The members of St. Raphael parish honor their angelic patron with a variety of healing ministries, including grief ministry, programs that reach out to the homebound and prison-visitation programs.
“The name Raphael means God's healer,” Sister Biehl says. “For us to be God's healer would mean that we are present to others in ways that might include a listening ear and a caring heart as well as feeding the poor and offering monetary assistance to someone in trouble.”
In many biblical passages, Gabriel the Archangel acts as God's messenger. He visits Daniel to explain his vision (Daniel 8:16-26), Zechariah to foretell that Elizabeth will conceive a child (Luke 1:11-21) and, finally, the Blessed Virgin to announce that she has been chosen to be the Mother of God (Luke 1:26-38).
Because he has always been the bearer of important and sometimes difficult news, Gabriel is the patron of communications workers.
Father Tom Phillips, pastor of St. Gabriel the Archangel Church in Woodlawn, Md., believes that Gabriel is a particularly appropriate patron for his parish community.
“Our parish was born of two parishes that were struggling in a community with changing demographics,” he explains. In the 1990s, when the two parishes could no longer support themselves separately, the archdiocese closed both parishes to begin a new one.
“When it came time to choose a name for the new community, St. Gabriel was chosen, because “he brought difficult news from God to people who were chosen for difficult missions.”
“It was a difficult transition,” Father Phillips says. “The combined communities saw their acceptance of the closings of their parishes as difficult as the missions of Daniel, Elizabeth and Zechariah, and Mary and Joseph. They also see themselves as God's messenger in a community where there are few Catholics and have chosen evangelization as their ministry.”
St. Michael is perhaps best known for his victory in battle against Lucifer and the other angels who rebelled against God. After a mighty battle in heaven, St. Michael thrust Satan and his followers from heaven into hell.
As the patron of police officers, firefighters and paratroopers, he is often invoked as a protector against the forces of evil.
Father Michael Sluzacek has practiced a lifelong devotion to St. Michael, first as his namesake and now as pastor of St. Michael's Church in Stillwater, Minn.
He recommends daily recitation of the traditional prayer to St. Michael and fosters in his parishioners an awareness of the presence and protection of St. Michael at all times.
“St. Michael demonstrates courage and fortitude in the face of the attack of evil forces,” he says. “He is Prince of the Heavenly Host and a great defender of the rights of God.”
Father Sluzacek describes the archangel as an admirable example of Christian strength, perseverance and purity of worship.
Ever aware of their patron's aid and protection, he and his parishioners plan to celebrate their 150th anniversary this year with a “Pageant on the Angels” featuring the history of their parish.

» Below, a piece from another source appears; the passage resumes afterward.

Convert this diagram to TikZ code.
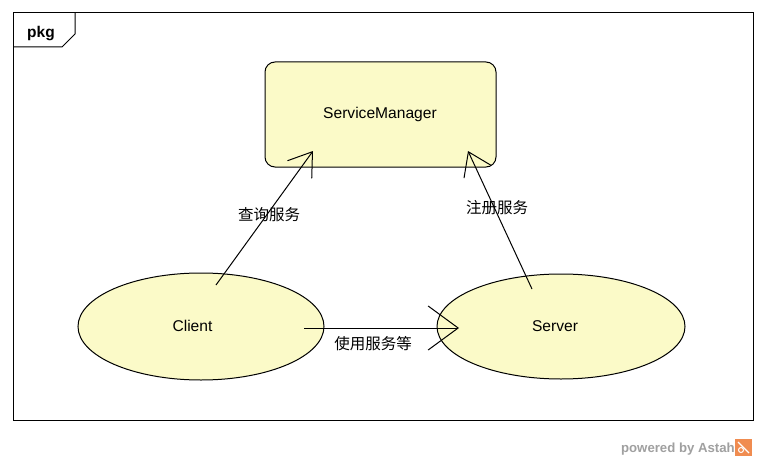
\documentclass[tikz,border=0pt]{standalone}
\usepackage{fontspec}
\setmainfont{Liberation Sans}
\newfontfamily\cjk{Noto Sans CJK SC}
\usetikzlibrary{shapes.geometric,arrows.meta}
\definecolor{fillyel}{RGB}{251,250,200}
\definecolor{astahgray}{RGB}{160,160,160}
\definecolor{astahorange}{RGB}{240,140,80}
\tikzset{
  ucase/.style={ellipse,draw=black,fill=fillyel,line width=1pt,inner sep=0pt,outer sep=0pt},
  smbox/.style={rectangle,rounded corners=10pt,draw=black,fill=fillyel,line width=1pt,inner sep=0pt,outer sep=0pt},
  lbl/.style={font=\fontsize{15.6}{18}\selectfont,inner sep=0pt},
  cjklbl/.style={font=\cjk\fontsize{15.5}{18}\selectfont,inner sep=0pt},
  dep/.style={line width=1pt,-{Straight Barb[length=22pt,width=30pt,line width=1pt]}},
  deph/.style={line width=1pt,-{Straight Barb[length=30pt,width=44pt,line width=1pt]}},
}
\begin{document}
\begin{tikzpicture}[x=1pt,y=-1pt]
\useasboundingbox (0,0) rectangle (766,460);
\fill[white] (0,0) rectangle (766,460);
% frame
\draw[line width=1pt] (13,13) rectangle (753,420);
\draw[line width=1pt] (13,47) -- (62,47) -- (75,34) -- (75,13);
\node[anchor=base,inner sep=0pt,font=\bfseries\fontsize{15.5}{18}\selectfont] (pkg) at (41,38) {pkg};
% nodes
\node[smbox,minimum width=231pt,minimum height=105pt] (sm) at (380.5,114.5) {};
\node[lbl] (smt) at (380,114) {ServiceManager};
\node[ucase,minimum width=246pt,minimum height=107pt] (client) at (201,326.5) {};
\node[lbl] (clientt) at (192.5,326) {Client};
\node[ucase,minimum width=248pt,minimum height=105pt] (server) at (561,326.5) {};
\node[lbl] (servert) at (555,326) {Server};
% connector end points
\coordinate (cs) at (216,285);
\coordinate (ct) at (313,151);
\coordinate (ss) at (532,289);
\coordinate (st) at (468,151);
\coordinate (hs) at (304,328);
\coordinate (ht) at (459,328);
\draw[dep] (cs) -- (ct);
\draw[dep] (ss) -- (st);
\draw[deph] (hs) -- (ht);
% labels
\node[cjklbl] (l1) at (269,215) {查询服务};
\node[cjklbl] (l2) at (497,208) {注册服务};
\node[cjklbl] (l3) at (373,344) {使用服务等};
% watermark
\node[anchor=base east,inner sep=0pt,text=astahgray,font=\bfseries\fontsize{13.2}{15}\selectfont] (pw) at (735,452) {powered by Astah};
\fill[astahorange] (735,439) rectangle (752,456);
\draw[white,line width=1.2pt] (738,442) -- (749,453);
\draw[white,line width=1pt] (741,450) circle (2.5);
\end{tikzpicture}
\end{document}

“We invoke St. Michael as our defender against evil,” Father Sluzacek says. “This is particularly pertinent in today's world.”
Angels Among Us
Benedictine Father Peter Guerin, professor of theology at St. Anselm College in Manchester, N.H., believes that knowledge of and devotion to the archangels can help Catholics to pray with greater perfection, particularly while attending Mass.
“During the celebration of the Mass, earth and heaven are united in worship of the Father,” he says. “The angels are models of prayer, assisting us to become worshippers in spirit and in truth.”
Additionally, Father Guerin explains that all angels protect and support us during our lives on Earth and their constant presence teaches us to trust in Divine Providence.
“We can rejoice in the saving message of the Gospel and the providential care that God gives us through the angels,” he says. “They are companions with us on our way to the Father. Satan and the evil spirits have no claim on us.”
Danielle Bean writes from Center Harbor, New Hampshire.